What’s happening: In some cities, monuments have become a hub for demonstrations, while others have been vandalized or toppled by protesters. In some instances, government officials have ordered them to be removed altogether.


  • Protesters in Richmond on Sunday pulled down a statue of Williams Carter Wickham, a Confederate general during the Civil War.
  • Virginia Gov. Ralph Northam announced on Thursday the state will remove the memorial for Confederate Gen. Robert E. Lee from Richmond’s historic Monument Avenue.
  • Officials in Alexandria, Virginia, removed a statue of a Confederate soldier named “Appomattox” on Tuesday.
  • City officials in Mobile, Alabama, removed the statue of Confederate Adm.
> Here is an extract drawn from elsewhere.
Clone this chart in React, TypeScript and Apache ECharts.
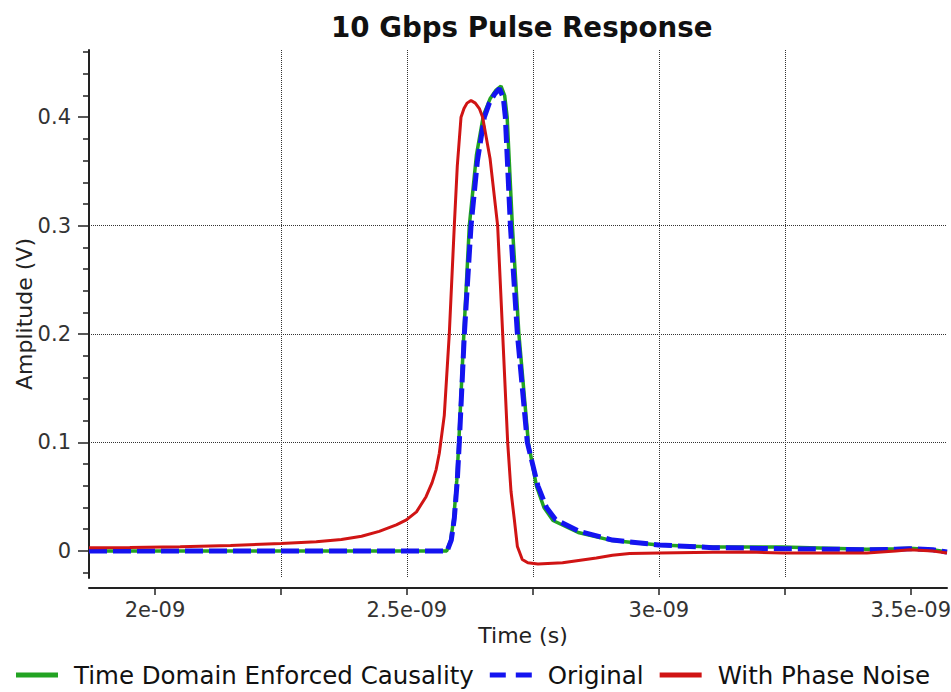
import React, { useEffect, useRef } from "react";
import * as echarts from "echarts";

// Time in ns (axis labels are shown in seconds, e.g. 2e-09)
const causTime = [1.869, 2.579, 2.587, 2.593, 2.599, 2.603, 2.608, 2.613, 2.6239, 2.638, 2.652, 2.665, 2.677, 2.6868, 2.694, 2.699, 2.7093, 2.7223, 2.741, 2.757, 2.772, 2.79, 2.84, 2.908, 3.0, 3.107, 3.246, 3.3, 3.413, 3.47, 3.498, 3.544, 3.572];
const causAmp = [0, 0, 0.01, 0.03, 0.065, 0.1, 0.15, 0.2, 0.3, 0.365, 0.402, 0.417, 0.425, 0.4286, 0.42, 0.4, 0.3, 0.2, 0.1, 0.06, 0.04, 0.028, 0.017, 0.0095, 0.0055, 0.0035, 0.0035, 0.003, 0.0015, 0.002, 0.0025, 0.001, -0.001];

const origTime = [1.869, 2.58, 2.5881, 2.5941, 2.6, 2.604, 2.609, 2.614, 2.6273, 2.64, 2.6537, 2.6636, 2.6736, 2.6835, 2.6914, 2.6954, 2.7054, 2.7193, 2.739, 2.76, 2.777, 2.795, 2.842, 2.908, 3.0, 3.107, 3.246, 3.35, 3.413, 3.47, 3.498, 3.544, 3.572];
const origAmp = [0, 0, 0.01, 0.03, 0.065, 0.1, 0.15, 0.2, 0.3, 0.36, 0.4, 0.413, 0.421, 0.4264, 0.418, 0.4, 0.3, 0.2, 0.1, 0.06, 0.04, 0.029, 0.018, 0.01, 0.0055, 0.003, 0.002, 0.0015, 0.001, 0.0015, 0.002, 0.001, -0.001];

const noiseTime = [1.869, 1.95, 2.05, 2.15, 2.25, 2.32, 2.37, 2.41, 2.445, 2.479, 2.499, 2.519, 2.538, 2.55, 2.558, 2.5643, 2.5742, 2.5841, 2.5941, 2.6, 2.6074, 2.6133, 2.6193, 2.6273, 2.6358, 2.6438, 2.6503, 2.665, 2.6801, 2.6901, 2.7, 2.7066, 2.7133, 2.7193, 2.729, 2.74, 2.76, 2.809, 2.876, 2.908, 2.942, 3.001, 3.107, 3.18, 3.246, 3.33, 3.413, 3.47, 3.498, 3.544, 3.572];
const noiseAmp = [0.003, 0.0032, 0.0038, 0.005, 0.0068, 0.0085, 0.0105, 0.0135, 0.018, 0.024, 0.0286, 0.036, 0.05, 0.063, 0.075, 0.09, 0.125, 0.2, 0.3, 0.355, 0.4, 0.408, 0.413, 0.4155, 0.413, 0.408, 0.4, 0.362, 0.3, 0.2, 0.1, 0.055, 0.0286, 0.004, -0.008, -0.011, -0.012, -0.011, -0.0065, -0.004, -0.0025, -0.002, -0.0012, -0.001, -0.002, -0.002, -0.002, 0.0, 0.001, 0.0, -0.002];

const seriesNames = ["Time Domain Enforced Causality", "Original", "With Phase Noise"];
const seriesColors = ["#22a322", "#1414f0", "#d01414"];

const xTickValues = [2, 2.25, 2.5, 2.75, 3, 3.25, 3.5];
const xLabelValues = [2, 2.5, 3, 3.5];
const xLabelTexts = ["2e-09", "2.5e-09", "3e-09", "3.5e-09"];
const yLabelValues = [0, 0.1, 0.2, 0.3, 0.4];
const yLabelTexts = ["0", "0.1", "0.2", "0.3", "0.4"];
const yMinorValues = [-0.02, 0.02, 0.04, 0.06, 0.08, 0.12, 0.14, 0.16, 0.18, 0.22, 0.24, 0.26, 0.28, 0.32, 0.34, 0.36, 0.38, 0.42, 0.44, 0.46];

const xMin = 1.869;
const xMax = 3.572;
const yMin = -0.025;
const yMax = 0.462;

const FONT = "DejaVu Sans";
const SOLID_ICON = "path://M0,0h42v5h-42z";
const DASH_ICON = "path://M0,0h16v5h-16z M26,0h16v5h-16z";

function zip(t: number[], v: number[]) {
  return t.map((x, i) => [x, v[i]]);
}

function findLabel(values: number[], texts: string[], v: number) {
  for (let i = 0; i < values.length; i++) {
    if (Math.abs(values[i] - v) < 1e-6) return texts[i];
  }
  return "";
}

export default function App() {
  const ref = useRef<HTMLDivElement>(null);

  useEffect(() => {
    document.body.style.margin = "0";
    const chart = echarts.init(ref.current!, undefined, { renderer: "svg" });
    const option: any = {
      animation: false,
      backgroundColor: "#ffffff",
      title: {
        text: "10 Gbps Pulse Response",
        left: 326,
        top: 8,
        textStyle: { fontFamily: FONT, fontSize: 27.7, fontWeight: "bold", color: "#111" },
      },
      grid: { left: 89, right: 4, top: 50, bottom: 114, outerBoundsMode: "none", containLabel: false },
      legend: {
        left: 16,
        top: 662,
        padding: 0,
        itemWidth: 46,
        itemHeight: 5,
        itemGap: 16,
        textStyle: { fontFamily: FONT, fontSize: 24.5, lineHeight: 26, color: "#111", padding: [0, 0, 0, 9] },
        data: [
          { name: seriesNames[0], icon: SOLID_ICON },
          { name: seriesNames[1], icon: DASH_ICON },
          { name: seriesNames[2], icon: SOLID_ICON },
        ],
      },
      xAxis: {
        type: "value",
        min: xMin,
        max: xMax,
        minInterval: 0.25,
        maxInterval: 0.25,
        offset: 10,
        name: "Time (s)",
        nameLocation: "middle",
        nameGap: 36,
        nameMoveOverlap: false,
        nameTextStyle: { fontFamily: FONT, fontSize: 22, color: "#222", padding: [0, 0, 0, 10] },
        axisLine: { show: true, onZero: false, lineStyle: { color: "#222", width: 2 } },
        axisTick: { show: true, length: 7, customValues: xTickValues, lineStyle: { color: "#222", width: 1.5 } },
        axisLabel: {
          show: true,
          margin: 11,
          customValues: xLabelValues,
          fontFamily: FONT,
          fontSize: 21,
          color: "#333",
          showMinLabel: true,
          showMaxLabel: true,
          formatter: (v: number) => findLabel(xLabelValues, xLabelTexts, v),
        },
        splitLine: {
          show: true,
          showMinLine: false,
          showMaxLine: false,
          lineStyle: { color: "#333", type: "dotted", width: 1 },
        },
      },
      yAxis: [
        {
          type: "value",
          min: yMin,
          max: yMax,
          minInterval: 0.1,
          maxInterval: 0.1,
          name: "Amplitude (V)",
          nameLocation: "middle",
          nameGap: 54,
          nameMoveOverlap: false,
          nameTextStyle: { fontFamily: FONT, fontSize: 22, color: "#222" },
          axisLine: { show: true, onZero: false, lineStyle: { color: "#222", width: 2 } },
          axisTick: { show: true, length: 11, customValues: yLabelValues, lineStyle: { color: "#222", width: 1.5 } },
          axisLabel: {
            show: true,
            margin: 18,
            customValues: yLabelValues,
            fontFamily: FONT,
            fontSize: 21,
            color: "#333",
            formatter: (v: number) => findLabel(yLabelValues, yLabelTexts, v),
          },
          splitLine: {
            show: true,
            showMinLine: false,
            showMaxLine: false,
            lineStyle: { color: "#333", type: "dotted", width: 1 },
          },
        },
        {
          type: "value",
          position: "left",
          offset: 0,
          min: yMin,
          max: yMax,
          minInterval: 0.02,
          maxInterval: 0.02,
          axisLine: { show: false },
          axisTick: { show: true, length: 6, customValues: yMinorValues, lineStyle: { color: "#222", width: 1.5 } },
          axisLabel: { show: false },
          splitLine: { show: false },
        },
      ],
      series: [
        {
          name: seriesNames[0],
          type: "line",
          data: zip(causTime, causAmp),
          showSymbol: false,
          symbol: "none",
          color: seriesColors[0],
          lineStyle: { color: seriesColors[0], width: 3.5 },
          z: 2,
        },
        {
          name: seriesNames[1],
          type: "line",
          data: zip(origTime, origAmp),
          showSymbol: false,
          symbol: "none",
          color: seriesColors[1],
          lineStyle: { color: seriesColors[1], width: 5, type: [18, 6] },
          z: 3,
        },
        {
          name: seriesNames[2],
          type: "line",
          data: zip(noiseTime, noiseAmp),
          showSymbol: false,
          symbol: "none",
          color: seriesColors[2],
          lineStyle: { color: seriesColors[2], width: 3 },
          z: 4,
        },
      ],
    };
    chart.setOption(option);
    return () => chart.dispose();
  }, []);

  return (
    <div
      ref={ref}
      style={{ position: "fixed", left: 0, top: 0, width: 951, height: 692, background: "#fff" }}
    />
  );
}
Raphael Semmes from the downtown area Friday, Mayor Sandy Stimpson tweeted.
  • Officials at Nicholls State University in Louisiana are changing the names of two college buildings dedicated to Confederate generals.
  • The U.S. Marines issued a directive on Friday ordering the removal of all public displays of the Confederate flag, including from bumper stickers, posters, mugs, posters and clothing.
  • Law enforcement in Montgomery, Alabama, charged four people with criminal mischief for tearing down another statue of Lee that stood in front of Lee High School on Monday. A judge on Thursday dropped the case.
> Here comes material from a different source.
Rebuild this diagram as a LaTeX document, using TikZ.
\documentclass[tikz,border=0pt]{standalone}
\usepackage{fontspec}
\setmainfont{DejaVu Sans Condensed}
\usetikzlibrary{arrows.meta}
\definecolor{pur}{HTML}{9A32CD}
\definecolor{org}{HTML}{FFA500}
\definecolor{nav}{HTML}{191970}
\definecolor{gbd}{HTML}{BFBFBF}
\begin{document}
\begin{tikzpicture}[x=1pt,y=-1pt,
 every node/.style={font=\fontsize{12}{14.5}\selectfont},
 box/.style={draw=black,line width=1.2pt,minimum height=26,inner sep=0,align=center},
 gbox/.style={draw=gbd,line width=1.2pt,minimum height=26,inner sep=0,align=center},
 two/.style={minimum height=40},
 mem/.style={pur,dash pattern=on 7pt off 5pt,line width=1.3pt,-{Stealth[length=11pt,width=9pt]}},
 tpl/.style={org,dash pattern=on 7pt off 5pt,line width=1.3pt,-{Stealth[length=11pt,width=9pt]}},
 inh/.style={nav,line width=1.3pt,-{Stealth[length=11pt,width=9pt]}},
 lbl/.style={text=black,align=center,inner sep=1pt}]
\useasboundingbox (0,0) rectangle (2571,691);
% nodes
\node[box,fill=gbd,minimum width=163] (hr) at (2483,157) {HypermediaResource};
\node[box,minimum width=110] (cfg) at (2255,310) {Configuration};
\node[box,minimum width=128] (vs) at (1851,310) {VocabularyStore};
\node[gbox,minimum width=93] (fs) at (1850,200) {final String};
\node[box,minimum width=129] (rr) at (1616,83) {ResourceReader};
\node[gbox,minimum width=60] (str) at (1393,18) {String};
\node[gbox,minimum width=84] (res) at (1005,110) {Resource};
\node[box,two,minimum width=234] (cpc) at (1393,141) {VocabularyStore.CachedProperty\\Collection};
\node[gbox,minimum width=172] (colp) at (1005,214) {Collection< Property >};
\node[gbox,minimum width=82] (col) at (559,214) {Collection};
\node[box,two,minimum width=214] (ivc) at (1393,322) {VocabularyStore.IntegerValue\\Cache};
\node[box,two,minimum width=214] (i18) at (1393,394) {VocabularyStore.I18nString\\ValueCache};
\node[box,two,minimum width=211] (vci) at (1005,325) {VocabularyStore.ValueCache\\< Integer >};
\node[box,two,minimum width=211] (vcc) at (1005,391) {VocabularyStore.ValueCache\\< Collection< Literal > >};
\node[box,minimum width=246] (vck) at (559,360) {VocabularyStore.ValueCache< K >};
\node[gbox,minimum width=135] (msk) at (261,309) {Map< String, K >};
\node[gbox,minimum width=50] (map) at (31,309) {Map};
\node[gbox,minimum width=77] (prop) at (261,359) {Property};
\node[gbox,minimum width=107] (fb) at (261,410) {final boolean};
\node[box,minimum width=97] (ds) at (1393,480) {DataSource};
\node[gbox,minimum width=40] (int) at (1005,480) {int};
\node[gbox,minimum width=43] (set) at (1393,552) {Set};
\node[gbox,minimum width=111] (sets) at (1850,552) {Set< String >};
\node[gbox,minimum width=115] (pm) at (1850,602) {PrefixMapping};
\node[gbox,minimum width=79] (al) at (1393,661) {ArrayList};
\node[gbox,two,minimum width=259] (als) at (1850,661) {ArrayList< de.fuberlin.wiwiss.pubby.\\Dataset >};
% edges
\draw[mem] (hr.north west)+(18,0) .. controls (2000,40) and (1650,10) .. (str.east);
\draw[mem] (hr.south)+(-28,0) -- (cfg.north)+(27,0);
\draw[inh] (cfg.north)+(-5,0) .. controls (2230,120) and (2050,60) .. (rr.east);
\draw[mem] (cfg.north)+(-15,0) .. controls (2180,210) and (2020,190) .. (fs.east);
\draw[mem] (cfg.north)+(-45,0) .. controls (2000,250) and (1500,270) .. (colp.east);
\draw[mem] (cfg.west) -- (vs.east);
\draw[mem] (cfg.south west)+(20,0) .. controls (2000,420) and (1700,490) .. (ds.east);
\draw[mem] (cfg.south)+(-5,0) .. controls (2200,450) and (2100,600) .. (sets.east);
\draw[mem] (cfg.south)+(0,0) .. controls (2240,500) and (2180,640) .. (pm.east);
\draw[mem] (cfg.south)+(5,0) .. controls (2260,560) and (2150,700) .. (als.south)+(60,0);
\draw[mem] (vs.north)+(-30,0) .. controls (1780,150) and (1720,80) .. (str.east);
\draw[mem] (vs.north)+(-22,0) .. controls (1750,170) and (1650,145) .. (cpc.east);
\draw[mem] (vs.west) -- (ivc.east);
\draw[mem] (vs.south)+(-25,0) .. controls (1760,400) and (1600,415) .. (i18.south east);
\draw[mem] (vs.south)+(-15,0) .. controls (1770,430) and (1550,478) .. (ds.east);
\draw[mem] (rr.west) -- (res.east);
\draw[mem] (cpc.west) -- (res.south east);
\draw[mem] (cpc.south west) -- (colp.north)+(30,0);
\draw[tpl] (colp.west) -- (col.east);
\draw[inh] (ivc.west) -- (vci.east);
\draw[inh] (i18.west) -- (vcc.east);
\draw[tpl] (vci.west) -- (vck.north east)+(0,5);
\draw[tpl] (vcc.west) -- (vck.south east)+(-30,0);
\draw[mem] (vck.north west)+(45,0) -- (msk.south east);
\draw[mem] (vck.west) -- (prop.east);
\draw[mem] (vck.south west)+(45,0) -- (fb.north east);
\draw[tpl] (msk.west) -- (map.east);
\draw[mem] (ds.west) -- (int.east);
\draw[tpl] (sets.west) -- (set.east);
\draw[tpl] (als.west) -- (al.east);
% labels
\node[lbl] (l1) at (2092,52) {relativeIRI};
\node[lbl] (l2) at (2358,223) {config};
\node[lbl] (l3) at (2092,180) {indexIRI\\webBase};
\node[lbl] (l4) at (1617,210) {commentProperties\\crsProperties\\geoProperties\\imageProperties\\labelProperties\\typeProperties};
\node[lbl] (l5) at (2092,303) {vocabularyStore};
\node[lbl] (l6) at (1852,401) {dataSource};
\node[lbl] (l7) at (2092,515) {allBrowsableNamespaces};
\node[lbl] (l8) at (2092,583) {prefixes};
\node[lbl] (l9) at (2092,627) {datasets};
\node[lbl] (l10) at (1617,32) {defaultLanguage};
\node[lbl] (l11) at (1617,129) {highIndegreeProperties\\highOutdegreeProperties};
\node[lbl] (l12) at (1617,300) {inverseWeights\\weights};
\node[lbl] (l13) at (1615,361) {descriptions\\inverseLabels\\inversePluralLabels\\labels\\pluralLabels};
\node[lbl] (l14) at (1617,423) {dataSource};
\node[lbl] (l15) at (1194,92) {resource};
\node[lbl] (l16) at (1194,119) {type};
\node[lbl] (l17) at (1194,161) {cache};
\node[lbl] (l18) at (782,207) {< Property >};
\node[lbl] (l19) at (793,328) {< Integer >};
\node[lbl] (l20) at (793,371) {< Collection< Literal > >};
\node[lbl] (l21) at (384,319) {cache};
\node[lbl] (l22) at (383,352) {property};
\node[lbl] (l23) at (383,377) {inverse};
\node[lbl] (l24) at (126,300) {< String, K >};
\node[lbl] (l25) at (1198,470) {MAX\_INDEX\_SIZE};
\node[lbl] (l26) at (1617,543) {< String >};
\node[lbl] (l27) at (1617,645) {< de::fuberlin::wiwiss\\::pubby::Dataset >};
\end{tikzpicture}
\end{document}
Why it matters: Civil rights advocates say the Confederate monuments pay deference to America’s legacy of slavery and racism and want them removed. Others say the statues represent Southern history and heritage.

  • Context: The debate has resurfaced in recent years during flashpoints for race relations spurred by acts of racism-fueled violence — such as in the wake of the shooting at a Charleston church in 2015, and after a white supremacist killed a woman when he drove a car through a crowd of protesters in Charlottesville, Va., in 2017.
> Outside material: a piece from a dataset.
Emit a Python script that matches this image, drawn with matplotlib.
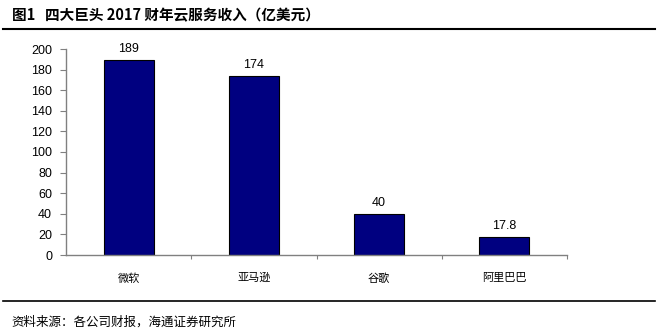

Between the lines: The Southern Poverty Law Center conducted a comprehensive analysis of 1,747 publicly sponsored symbols — including monuments, statues, flags, holidays, and the names of schools, highways and other locations — honoring the Confederacy.

  • SPLC found two primary periods where the dedication of these symbols spiked — during the first 20 years of the 20th century, coinciding with the enactment of Jim Crow laws, and during the Civil Rights Movement. Both were periods of extreme racial tension.
  • Zoom in: According to a registration form to add Richmond’s Robert E. Lee statue to the National Park Service’s registry of historic places, the monument was erected in 1887 to commemorate the general and “herald the emergence of a New South from the adversity of defeat and reconstruction.”
  • “Instead of choosing to heal the wounds of the American Civil War, they chose to keep them on display,” Virginia Gov. Ralph Northam said at a press conference announcing the statue’s removal Thursday. “They launched a new campaign to undo the results of the Civil War by other means. They needed a symbol to shore up the cause. And it’s quite a symbol.”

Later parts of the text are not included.